While wet snow fell on the rally in Independence Square, an undercover colonel from the Security Service of Ukraine, or S.B.U., moved among the protesters' tents. He represented the successor agency to the K.G.B., but his mission, he said, was not against the protesters. It was to thwart the mobilizing troops. He warned opposition leaders that a crackdown was afoot.
Simultaneously, senior intelligence officials were madly working their secure telephones, in one instance cooperating with an army general to persuade the Interior Ministry to turn back.
The officials issued warnings, saying that using force against peaceful rallies was illegal and could lead to prosecution and that if ministry troops came to Kiev, the army and security services would defend civilians, said an opposition leader who witnessed some of the exchanges and Oleksander Galaka, head of the military's intelligence service, the G.U.R., who made some of the calls.

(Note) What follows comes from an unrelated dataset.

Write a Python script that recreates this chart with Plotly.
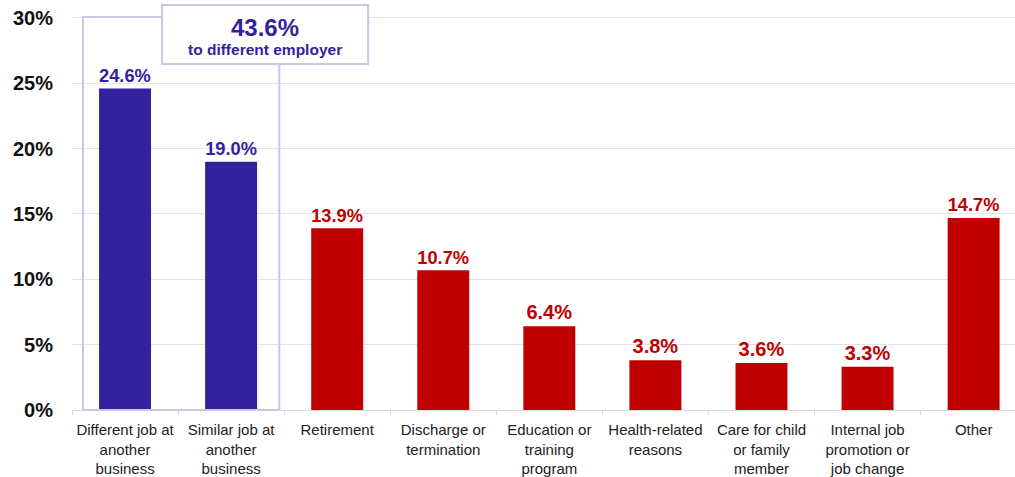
import plotly.graph_objects as go

categories = [
    "Different job at<br>another<br>business",
    "Similar job at<br>another<br>business",
    "Retirement",
    "Discharge or<br>termination",
    "Education or<br>training<br>program",
    "Health-related<br>reasons",
    "Care for child<br>or family<br>member",
    "Internal job<br>promotion or<br>job change",
    "Other",
]
values = [24.6, 19.0, 13.9, 10.7, 6.4, 3.8, 3.6, 3.3, 14.7]
group_total = 43.6

BLUE = "#3322a0"
RED = "#c00000"
BOX = "#cac6e3"
colors = [BLUE, BLUE] + [RED] * 7
FONT = "Arial, Liberation Sans, sans-serif"

fig = go.Figure()
fig.add_trace(go.Bar(
    x=list(range(len(categories))),
    y=values,
    width=0.49,
    marker=dict(color=colors, line=dict(width=0)),
    text=[f"<b>{v:.1f}%</b>" for v in values],
    textposition="outside",
    textfont=dict(family=FONT, size=20, color=colors),
    cliponaxis=False,
))

# box around the two "different employer" bars (paper coords so it is not clipped)
fig.add_shape(type="rect", xref="paper", yref="paper", x0=0.0116, x1=0.2198, y0=0, y1=0.9925,
              line=dict(color=BOX, width=2), fillcolor="rgba(0,0,0,0)", layer="above")
fig.add_shape(type="rect", xref="paper", yref="paper", x0=0.0954, x1=0.3140, y0=0.874, y1=1.0226,
              line=dict(color=BOX, width=2), fillcolor="white", layer="above")
fig.add_annotation(x=0.2046, y=0.967, xref="paper", yref="paper", showarrow=False,
                   xanchor="center", yanchor="middle",
                   text=f"<b>{group_total:.1f}%</b>",
                   font=dict(family=FONT, size=24, color=BLUE))
fig.add_annotation(x=0.2046, y=0.9095, xref="paper", yref="paper", showarrow=False,
                   xanchor="center", yanchor="middle",
                   text="<b>to different employer</b>",
                   font=dict(family=FONT, size=15.5, color=BLUE))

fig.update_layout(
    width=1015, height=477,
    margin=dict(l=72, r=0, t=14, b=65),
    plot_bgcolor="white", paper_bgcolor="white",
    showlegend=False,
    font=dict(family=FONT),
)
fig.update_xaxes(
    range=[-0.5, 8.39],
    tickmode="array", tickvals=list(range(len(categories))), ticktext=categories,
    tickfont=dict(size=15, color="#222222"),
    ticklabelstandoff=6,
    showline=True, linecolor="#d9d9d9", linewidth=1,
    ticks="", showgrid=False, zeroline=False,
    minor=dict(tick0=0.5, dtick=1, ticks="outside", ticklen=4, tickcolor="#d9d9d9", showgrid=False),
)
fig.update_yaxes(
    range=[0, 30.3], tickvals=[0, 5, 10, 15, 20, 25, 30],
    ticktext=["<b>0%</b>", "<b>5%</b>", "<b>10%</b>", "<b>15%</b>", "<b>20%</b>", "<b>25%</b>", "<b>30%</b>"],
    tickfont=dict(size=20, color="#111111"),
    ticklabelstandoff=18,
    showgrid=True, gridcolor="#e3e3e3", gridwidth=1, zeroline=False,
)

fig.write_html("out.html", config={"displayModeBar": False},
               post_script="document.body.style.margin='0';")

Far behind the scenes, Col. Gen. Ihor P. Smeshko, the S.B.U. chief, was coordinating several of the contacts, according to Maj. Gen. Vitaly Romanchenko, leader of the military counterintelligence department, who said that on the spy chief's orders he warned General Popkov to stop. The Interior Ministry called off its alarm.
Details of these exchanges, never before reported, provide insight into a hidden factor in the so-called Orange Revolution, the peaceful protests that overturned an election and changed the political course of a post-Soviet state.
Throughout the crisis an inside battle was waged by a clique of Ukraine's top intelligence officers, who chose not to follow the plan by President Leonid D. Kuchma's administration to pass power to Prime Minister Viktor F. Yanukovich, the president's chosen successor. Instead, these senior officers, known as the siloviki, worked against it.